Data excerpts ▸
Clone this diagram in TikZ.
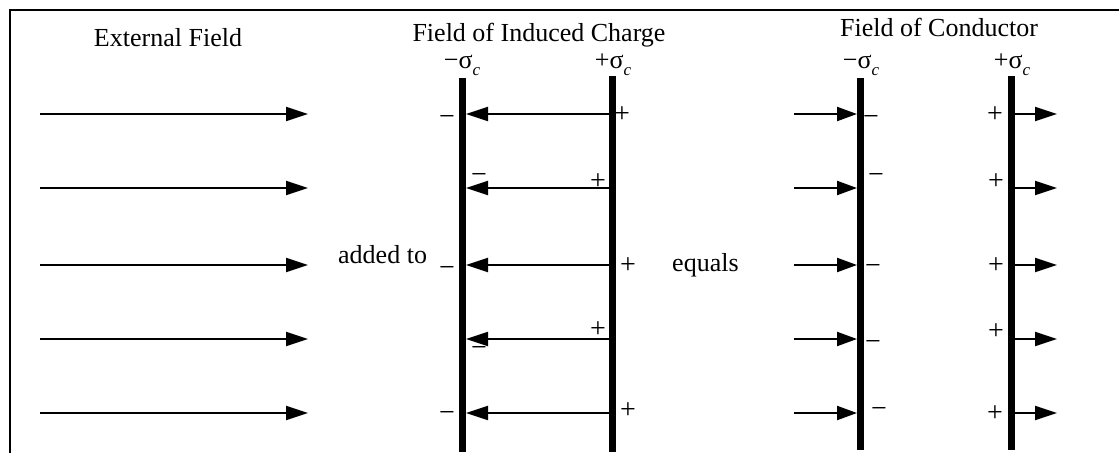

...

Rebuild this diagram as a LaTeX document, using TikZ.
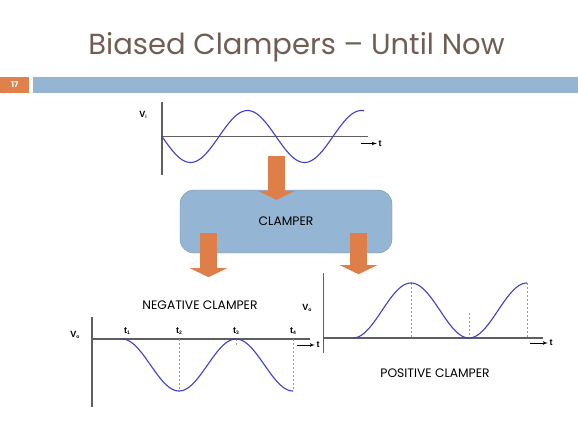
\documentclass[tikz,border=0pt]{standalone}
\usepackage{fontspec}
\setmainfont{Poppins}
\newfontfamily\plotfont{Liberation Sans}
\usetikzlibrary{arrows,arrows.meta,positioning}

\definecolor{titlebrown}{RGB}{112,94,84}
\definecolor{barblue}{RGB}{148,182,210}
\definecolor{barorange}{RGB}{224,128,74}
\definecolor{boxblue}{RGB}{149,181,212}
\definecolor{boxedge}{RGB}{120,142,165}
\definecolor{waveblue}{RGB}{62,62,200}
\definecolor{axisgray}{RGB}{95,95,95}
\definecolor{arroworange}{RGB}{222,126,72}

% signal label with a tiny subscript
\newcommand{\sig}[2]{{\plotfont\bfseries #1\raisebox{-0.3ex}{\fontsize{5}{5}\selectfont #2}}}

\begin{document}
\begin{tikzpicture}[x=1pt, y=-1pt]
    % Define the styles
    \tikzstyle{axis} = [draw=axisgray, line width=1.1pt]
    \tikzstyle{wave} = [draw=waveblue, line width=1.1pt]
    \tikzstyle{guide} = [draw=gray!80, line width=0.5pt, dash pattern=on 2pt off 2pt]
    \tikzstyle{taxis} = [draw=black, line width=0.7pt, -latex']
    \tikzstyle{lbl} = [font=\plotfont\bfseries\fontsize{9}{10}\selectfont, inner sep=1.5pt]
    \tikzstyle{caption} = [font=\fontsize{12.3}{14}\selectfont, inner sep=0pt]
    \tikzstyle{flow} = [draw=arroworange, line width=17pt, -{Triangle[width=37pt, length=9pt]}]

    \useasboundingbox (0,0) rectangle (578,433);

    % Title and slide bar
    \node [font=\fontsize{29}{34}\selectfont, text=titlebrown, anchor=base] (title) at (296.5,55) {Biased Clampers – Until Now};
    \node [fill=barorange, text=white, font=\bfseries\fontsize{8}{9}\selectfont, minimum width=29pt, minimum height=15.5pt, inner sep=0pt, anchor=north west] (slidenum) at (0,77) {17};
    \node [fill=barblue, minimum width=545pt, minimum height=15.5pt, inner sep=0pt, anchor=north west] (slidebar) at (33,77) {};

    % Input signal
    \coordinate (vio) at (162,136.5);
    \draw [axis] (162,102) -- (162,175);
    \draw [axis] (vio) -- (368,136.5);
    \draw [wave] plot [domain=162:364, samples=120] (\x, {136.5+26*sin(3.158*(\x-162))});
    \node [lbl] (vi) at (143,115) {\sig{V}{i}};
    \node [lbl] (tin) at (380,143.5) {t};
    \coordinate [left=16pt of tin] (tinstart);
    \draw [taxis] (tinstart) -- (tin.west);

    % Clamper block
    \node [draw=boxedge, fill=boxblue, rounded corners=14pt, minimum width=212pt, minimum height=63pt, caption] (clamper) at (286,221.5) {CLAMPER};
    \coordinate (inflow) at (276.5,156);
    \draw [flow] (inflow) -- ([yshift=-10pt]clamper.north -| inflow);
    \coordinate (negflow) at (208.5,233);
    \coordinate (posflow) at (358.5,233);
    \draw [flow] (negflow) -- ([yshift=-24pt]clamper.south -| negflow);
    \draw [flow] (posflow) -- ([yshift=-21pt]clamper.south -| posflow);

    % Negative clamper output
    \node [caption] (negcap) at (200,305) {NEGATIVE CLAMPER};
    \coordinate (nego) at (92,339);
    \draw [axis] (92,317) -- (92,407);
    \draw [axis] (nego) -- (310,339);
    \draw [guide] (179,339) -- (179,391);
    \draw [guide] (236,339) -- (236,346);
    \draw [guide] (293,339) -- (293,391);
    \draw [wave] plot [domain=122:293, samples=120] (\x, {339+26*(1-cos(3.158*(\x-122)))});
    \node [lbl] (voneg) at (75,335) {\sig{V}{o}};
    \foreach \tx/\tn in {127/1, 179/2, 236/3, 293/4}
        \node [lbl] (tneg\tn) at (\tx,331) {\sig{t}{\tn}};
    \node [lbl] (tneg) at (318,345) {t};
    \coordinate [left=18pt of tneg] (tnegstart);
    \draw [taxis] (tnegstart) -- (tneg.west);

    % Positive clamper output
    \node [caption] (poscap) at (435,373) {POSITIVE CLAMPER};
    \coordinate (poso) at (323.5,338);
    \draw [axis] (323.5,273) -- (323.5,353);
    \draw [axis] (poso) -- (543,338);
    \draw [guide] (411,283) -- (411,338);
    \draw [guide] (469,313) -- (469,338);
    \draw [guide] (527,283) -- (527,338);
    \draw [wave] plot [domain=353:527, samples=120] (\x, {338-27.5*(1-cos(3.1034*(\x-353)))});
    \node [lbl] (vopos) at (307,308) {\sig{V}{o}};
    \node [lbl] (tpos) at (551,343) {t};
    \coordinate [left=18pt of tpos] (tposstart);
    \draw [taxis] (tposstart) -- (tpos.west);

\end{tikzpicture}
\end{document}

---

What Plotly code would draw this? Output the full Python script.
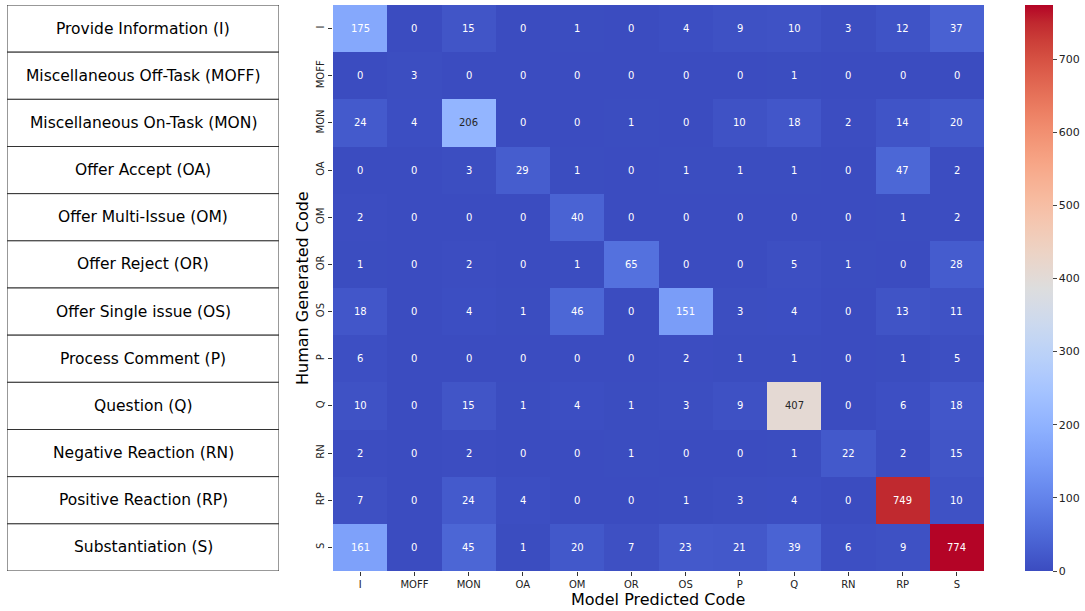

Problem description ▸ Repeat, with no pictures, exactly the lines from the one containing "Rebuild this diagram" through the one containing "(0,0) rectangle (578,433);", the first and last included.

Reply ▸
Rebuild this diagram as a LaTeX document, using TikZ.
\documentclass[tikz,border=0pt]{standalone}
\usepackage{fontspec}
\setmainfont{Poppins}
\newfontfamily\plotfont{Liberation Sans}
\usetikzlibrary{arrows,arrows.meta,positioning}

\definecolor{titlebrown}{RGB}{112,94,84}
\definecolor{barblue}{RGB}{148,182,210}
\definecolor{barorange}{RGB}{224,128,74}
\definecolor{boxblue}{RGB}{149,181,212}
\definecolor{boxedge}{RGB}{120,142,165}
\definecolor{waveblue}{RGB}{62,62,200}
\definecolor{axisgray}{RGB}{95,95,95}
\definecolor{arroworange}{RGB}{222,126,72}

% signal label with a tiny subscript
\newcommand{\sig}[2]{{\plotfont\bfseries #1\raisebox{-0.3ex}{\fontsize{5}{5}\selectfont #2}}}

\begin{document}
\begin{tikzpicture}[x=1pt, y=-1pt]
    % Define the styles
    \tikzstyle{axis} = [draw=axisgray, line width=1.1pt]
    \tikzstyle{wave} = [draw=waveblue, line width=1.1pt]
    \tikzstyle{guide} = [draw=gray!80, line width=0.5pt, dash pattern=on 2pt off 2pt]
    \tikzstyle{taxis} = [draw=black, line width=0.7pt, -latex']
    \tikzstyle{lbl} = [font=\plotfont\bfseries\fontsize{9}{10}\selectfont, inner sep=1.5pt]
    \tikzstyle{caption} = [font=\fontsize{12.3}{14}\selectfont, inner sep=0pt]
    \tikzstyle{flow} = [draw=arroworange, line width=17pt, -{Triangle[width=37pt, length=9pt]}]

    \useasboundingbox (0,0) rectangle (578,433);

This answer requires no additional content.